Der Menschenrechtskommissar des Europarates, Michael O’Flaherty, hat das Vorgehen deutscher Behörden gegen propalästinensische Proteste im Zusammenhang mit dem Gaza-Krieg scharf kritisiert. In einem Brief an Bundesinnenminister Alexander Dobrindt (CSU) warnt er vor schwerwiegenden Eingriffen in die Meinungs- und Versammlungsfreiheit.
Berichten zufolge sei es zu „exzessiver Gewalt“ der Polizei gegen Demonstranten gekommen, darunter auch gegen Minderjährige, die teilweise verletzt worden seien, schrieb O’Flaherty. Der Einsatz von Gewalt müsse rechtsstaatlichen Prinzipien wie Verhältnismäßigkeit, Legalität und Nichtdiskriminierung entsprechen. Auch habe es Verletzte gegeben. Einzelne Teilnehmer seien angeblich einer übermäßigen Online- und Präsenzüberwachung sowie willkürlichen Polizeikontrollen ausgesetzt gewesen. O’Flaherty forderte die deutsche Regierung auf, von jeglichen Maßnahmen abzusehen, die Menschen aufgrund ihrer politischen Meinung, Religion, Nationalität oder ihres Migrationsstatus diskriminieren.
Konkret bezog sich der Ire mit seiner Kritik etwa auf Demonstrationen in Berlin. In einigen Fällen wie bei einer Versammlung am 15. Mai dieses Jahres hätten die Behörden Proteste auf stationäre Versammlungen eingeschränkt. Seines Wissens werde zudem seit Februar 2025 die Verwendung der arabischen Sprache und kultureller Symbole bei Demos eingeschränkt.
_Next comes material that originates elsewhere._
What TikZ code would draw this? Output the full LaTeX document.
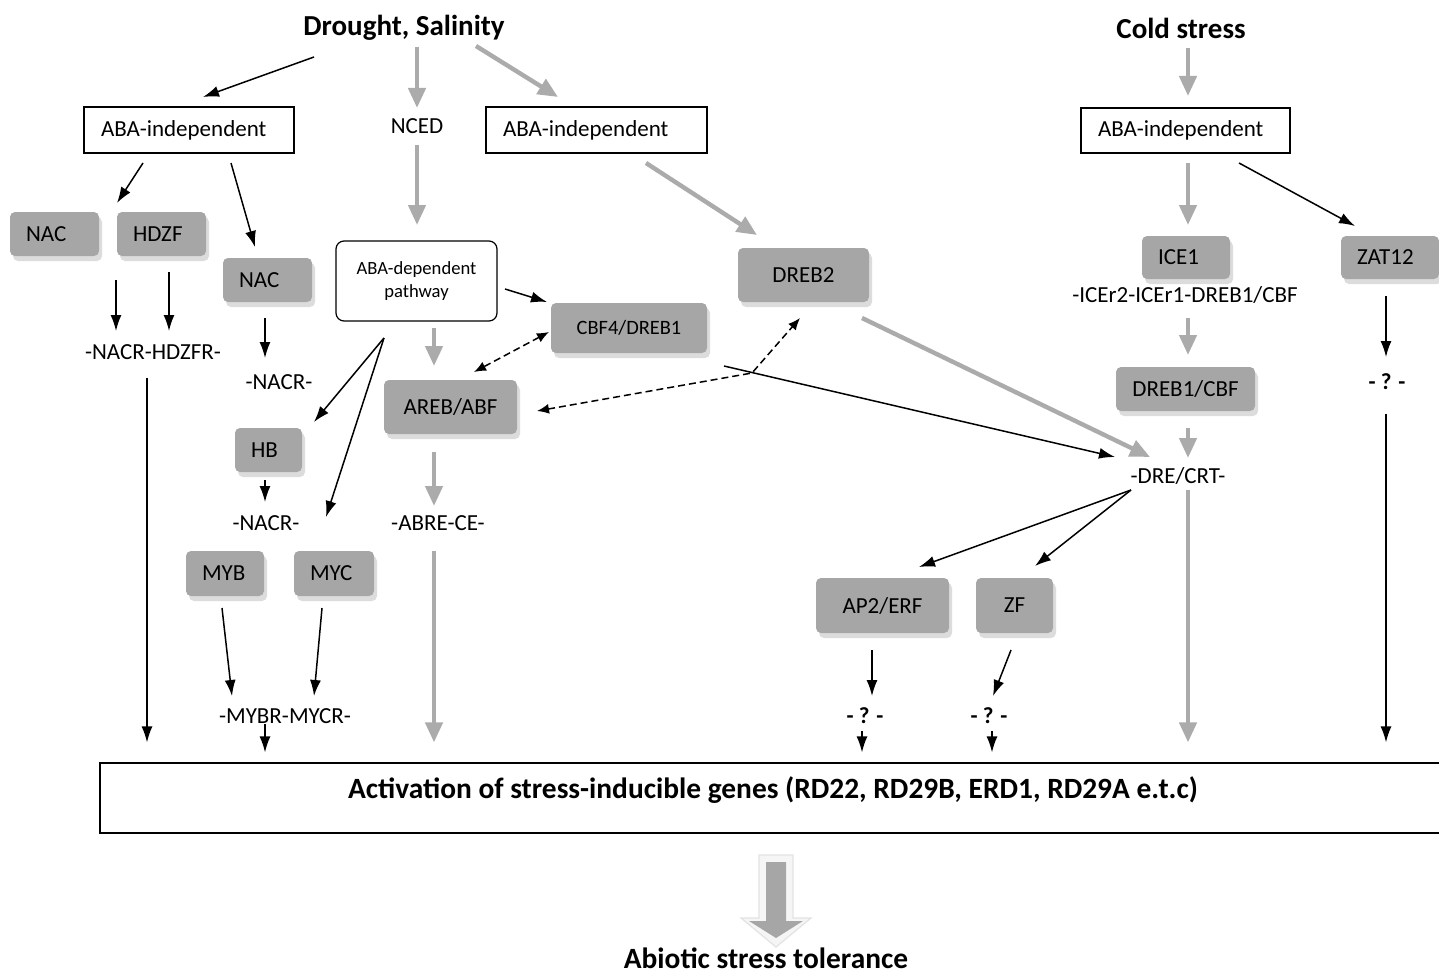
\documentclass[tikz,border=0pt]{standalone}
\usepackage{fontspec}
\setmainfont{Carlito}
\usepackage{xcolor}
\definecolor{mgray}{HTML}{A6A6A6}
\definecolor{mshadow}{HTML}{DCDCDC}
\definecolor{marrow}{HTML}{ABABAB}
\usepackage{tikz}
\usetikzlibrary{calc,shadows,arrows.meta}

\begin{document}
\begin{tikzpicture}[x=0.5pt, y=-0.5pt,
    txt/.style={inner sep=0pt, font=\fontsize{11.5}{13}\selectfont},
    qtxt/.style={inner sep=0pt, font=\fontsize{11.5}{13}\selectfont\bfseries},
    head/.style={inner sep=0pt, font=\fontsize{14.5}{17}\selectfont\bfseries},
    plain/.style={draw, line width=0.6pt, inner xsep=8.5pt, inner ysep=0pt, minimum height=23pt, align=left, font=\fontsize{11.5}{13}\selectfont},
    tf/.style={fill=mgray, rounded corners=2.5pt, inner sep=0pt, minimum height=22pt, align=center, font=\fontsize{11.5}{13}\selectfont,
        drop shadow={shadow xshift=1.5pt, shadow yshift=-2.5pt, fill=mshadow, opacity=1}},
    tfl/.style={tf, inner xsep=8pt, align=left},
    blk/.style={line width=0.75pt, -{Latex[length=8pt, width=5.5pt]}},
    dsh/.style={line width=0.75pt, dash pattern=on 3.5pt off 2pt, {Latex[length=6pt, width=5pt]}-{Latex[length=6pt, width=5pt]}},
    gry/.style={marrow, line width=2.2pt, -{Triangle[length=10pt, width=8.5pt]}}]
\useasboundingbox[fill=white] (0,0) rectangle (1439,974);

\node[head] (drought) at (404,28) {Drought, Salinity};
\node[head] (cold) at (1181,28) {Cold stress};
\node[plain, text width=88pt] (abaL) at (189,130) {ABA-independent};
\node[txt] (nced) at (417,126) {NCED};
\node[plain, text width=93.5pt] (abaM) at (596.5,130) {ABA-independent};
\node[plain, text width=87.5pt, minimum height=22.5pt] (abaR) at (1185.5,130.5) {ABA-independent};
\node[draw, line width=0.6pt, rounded corners=4pt, minimum width=80.5pt, minimum height=40pt, align=center,
    font=\fontsize{9.3}{11.5}\selectfont] (abadep) at (416.5,281) {ABA-dependent\\pathway};

\node[tfl, text width=28.5pt] (nacA) at (54.5,234) {NAC};
\node[tfl, text width=28.5pt] (hdzf) at (161.5,234) {HDZF};
\node[tfl, text width=28.5pt] (nacB) at (267.5,280) {NAC};
\node[tf, minimum width=78pt, minimum height=25pt, font=\fontsize{10.2}{12}\selectfont] (cbf4) at (629,328) {CBF4/DREB1};
\node[tf, minimum width=66.5pt, minimum height=27pt] (areb) at (450.5,407) {AREB/ABF};
\node[tfl, text width=17.5pt] (hb) at (268.5,450) {HB};
\node[tfl, text width=23pt, minimum height=22.5pt] (myb) at (225,573.5) {MYB};
\node[tfl, text width=24pt, minimum height=22.5pt] (myc) at (334,573.5) {MYC};
\node[tf, minimum width=65.5pt, minimum height=27pt] (dreb2) at (803.5,275) {DREB2};
\node[tfl, text width=28pt, minimum height=21.5pt] (ice1) at (1186,257.5) {ICE1};
\node[tfl, text width=33pt, minimum height=21.5pt] (zat12) at (1390,257.5) {ZAT12};
\node[tf, minimum width=69.5pt] (dreb1) at (1185.5,389) {DREB1/CBF};
\node[tf, minimum width=66.5pt, minimum height=27.5pt] (ap2) at (882.5,605.5) {AP2/ERF};
\node[tf, minimum width=38.5pt, minimum height=27.5pt] (zf) at (1014.5,605.5) {ZF};

\node[txt] (nacrhd) at (153,352) {-NACR-HDZFR-};
\node[txt] (nacr1) at (279,382) {-NACR-};
\node[txt] (nacr2) at (266,523) {-NACR-};
\node[txt] (abre) at (438,523) {-ABRE-CE-};
\node[txt] (mybr) at (285,716) {-MYBR-MYCR-};
\node[txt] (icer) at (1185,295) {-ICEr2-ICEr1-DREB1/CBF};
\node[txt] (dre) at (1178,476) {-DRE/CRT-};
\node[qtxt] (q1) at (1387,382) {- ? -};
\node[qtxt] (q2) at (865,716) {- ? -};
\node[qtxt] (q3) at (989,716) {- ? -};

\node[draw, line width=0.6pt, minimum width=672.5pt, minimum height=35pt, inner sep=0pt] (act) at (772.5,798) {};
\node[inner sep=0pt, font=\fontsize{14.7}{17}\selectfont\bfseries] (acttext) at ($(act)+(0.5,-8)$)
    {Activation of stress-inducible genes (RD22, RD29B, ERD1, RD29A e.t.c)};
\node[inner sep=0pt, font=\fontsize{14.7}{17}\selectfont\bfseries] (tol) at (766,958) {Abiotic stress tolerance};

\coordinate (j) at (752,373);
\coordinate (s) at (724,366);

\draw[blk] ($(drought)+(-90,29)$) -- ($(abaL)+(14,-33)$);
\draw[gry] ($(drought)+(13,19)$) -- ($(nced)+(0,-18)$);
\draw[gry] ($(drought)+(72,18)$) -- ($(abaM)+(-38.5,-33)$);
\draw[gry] ($(nced)+(0,19)$) -- ($(abadep)+(0.5,-56)$);
\draw[blk] ($(abaL)+(-46,33)$) -- ($(hdzf)+(-44.5,-31)$);
\draw[blk] ($(abaL)+(42,33)$) -- ($(nacB)+(-12.5,-33)$);
\draw[blk] ($(nacA)+(61.5,46)$) -- ($(nacrhd)+(-37,-21)$);
\draw[blk] ($(hdzf)+(7.5,38)$) -- ($(nacrhd)+(16,-21)$);
\draw[blk] ($(nacrhd)+(-6,26)$) -- ($(nacrhd |- act.north)+(-6,-20)$);
\draw[blk] ($(nacB)+(-2.5,38)$) -- ($(nacr1)+(-14,-24)$);
\draw[blk] ($(abadep)+(-32.5,57)$) -- ($(hb)+(45.5,-28)$);
\draw[blk] ($(abadep)+(-32.5,57)$) -- ($(nacr2)+(60,-6)$);
\draw[blk] ($(hb)+(-3.5,30)$) -- ($(nacr2)+(-1,-21)$);
\draw[blk] ($(myb)+(-3,34.5)$) -- ($(mybr)+(-53,-20)$);
\draw[blk] ($(myc)+(-12,34.5)$) -- ($(mybr)+(29,-20)$);
\draw[blk] ($(mybr)+(-20,8)$) -- ($(mybr |- act.north)+(-20,-10)$);
\draw[blk] ($(abadep)+(88.5,8)$) -- ($(cbf4)+(-82,-26)$);
\draw[dsh] ($(cbf4)+(-80,4)$) -- ($(areb)+(23.5,-35)$);
\draw[gry] ($(abadep)+(17.5,47)$) -- ($(areb)+(-16.5,-41)$);
\draw[gry] ($(areb)+(-16.5,45)$) -- ($(abre)+(-4,-17)$);
\draw[gry] ($(abre)+(-4,28)$) -- ($(abre |- act.north)+(-4,-20)$);
\draw[dsh] ($(areb)+(86.5,4)$) -- (j) -- ($(dreb2)+(-3.5,43)$);
\draw[blk] (s) -- ($(dre)+(-63,-19)$);
\draw[gry] ($(abaM)+(49.5,33)$) -- ($(dreb2)+(-46.5,-40)$);
\draw[gry] ($(dreb2)+(58.5,43)$) -- ($(dre)+(-28,-19)$);
\draw[gry] ($(cold)+(7,20)$) -- ($(abaR)+(2.5,-34.5)$);
\draw[gry] ($(abaR)+(2.5,32.5)$) -- ($(ice1)+(2,-32.5)$);
\draw[blk] ($(abaR)+(53.5,32.5)$) -- ($(zat12)+(-35,-31.5)$);
\draw[gry] ($(icer)+(3,23)$) -- ($(dreb1)+(2.5,-34)$);
\draw[gry] ($(dreb1)+(2.5,39)$) -- ($(dre)+(10,-18)$);
\draw[gry] ($(dre)+(10,14)$) -- ($(dre |- act.north)+(10,-20)$);
\draw[blk] ($(zat12)+(-4,38.5)$) -- ($(q1)+(-1,-25)$);
\draw[blk] ($(q1)+(-1,32)$) -- ($(q1 |- act.north)+(-1,-20)$);
\draw[blk] ($(dre)+(-47,14)$) -- ($(ap2)+(36.5,-38.5)$);
\draw[blk] ($(dre)+(-47,14)$) -- ($(zf)+(20.5,-39.5)$);
\draw[blk] ($(ap2)+(-10.5,44.5)$) -- ($(q2)+(7,-20)$);
\draw[blk] ($(q2)+(-3,15)$) -- ($(q2 |- act.north)+(-3,-10)$);
\draw[blk] ($(zf)+(-3.5,44.5)$) -- ($(q3)+(4,-20)$);
\draw[blk] ($(q3)+(3,15)$) -- ($(q3 |- act.north)+(3,-10)$);

\draw[fill=gray!8, draw=gray!22, line width=0.6pt] (759,855) -- (793,855) -- (793,918) -- (811,918) -- (776,947)
    -- (741,918) -- (759,918) -- cycle;
\fill[mgray] (766,862) -- (786,862) -- (786,921) -- (803,921) -- (776,938) -- (749,921) -- (766,921) -- cycle;
\end{tikzpicture}
\end{document}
Bei verschiedenen Demonstrationen kam es in der Vergangenheit teils zu gewalttätigen Ausschreitungen, sowohl Teilnehmer als auch Polizisten wurden verletzt. Bei einer Kundgebung am palästinensischen Nakba-Gedenktag kam es in Berlin etwa zu Tumulten und heftigen Rangeleien zwischen Demonstranten und Polizei. Teilnehmer bewarfen Polizisten mit Getränkedosen und anderen Gegenständen und bespritzten sie mit roter Farbe. Der Gedenktag am 15. Mai erinnert an Flucht und Vertreibung Hunderttausender Palästinenser im Zusammenhang mit der Staatsgründung Israels und dem ersten Nahostkrieg im Jahr 1948.
Im Februar hatte die Berliner Polizei eine Kundgebung nur an einem beschränkten Versammlungsort statt als Protestzug erlaubt. Als weitere Auflage galt, dass nur Deutsch und Englisch gesprochen werden durften. Berlins Innensenatorin Iris Spranger (SPD) erklärte dazu im Februar, es habe bei einer vorangegangenen Versammlung Hass und Hetze gegeben, die nicht zu dulden seien.
Auch außerhalb des öffentlichen Raums sieht O’Flaherty Einschränkungen der Meinungsfreiheit, etwa an Universitäten, in Schulen sowie im Kulturbereich. Zudem gebe es Berichte über Versuche, ausländische Staatsangehörige wegen ihrer Teilnahme an Protesten oder politischen Äußerungen zum Nahost-Konflikt abzuschieben.
O'Flaherty: Rechtlicher Spielraum für Einschränkungen äußerst klein
Beschränkungen seien mit dem Hinweis auf die öffentliche Ordnung und den öffentlichen Frieden verhängt worden, schreibt O’Flaherty in seinem Brief. Die Rechtsprechung des Europäischen Gerichtshofs für Menschenrechte lege aber fest, dass die Meinungsfreiheit „nicht nur für ‚Informationen‘ und ‚Ideen ‘gilt, die positiv aufgenommen werden, als harmlos angesehen werden oder jemanden gleichgültig lassen“.
Mit Blick auf den Umgang mit Antisemitismus kritisiert O’Flaherty: Es gebe Hinweise, dass deutsche Behörden Kritik an der israelischen Regierung pauschal als antisemitisch einstuften. Dies dürfe nicht dazu führen, legitime Meinungsäußerungen zu unterdrücken, schreibt der Kommissar.
Der Europarat ist von der EU unabhängig und wurde 1949 zum Schutz von Demokratie, Menschenrechten und Rechtsstaat in Europa gegründet. Der Europäische Gerichtshof für Menschenrechte (EGMR) gehört zum Europarat.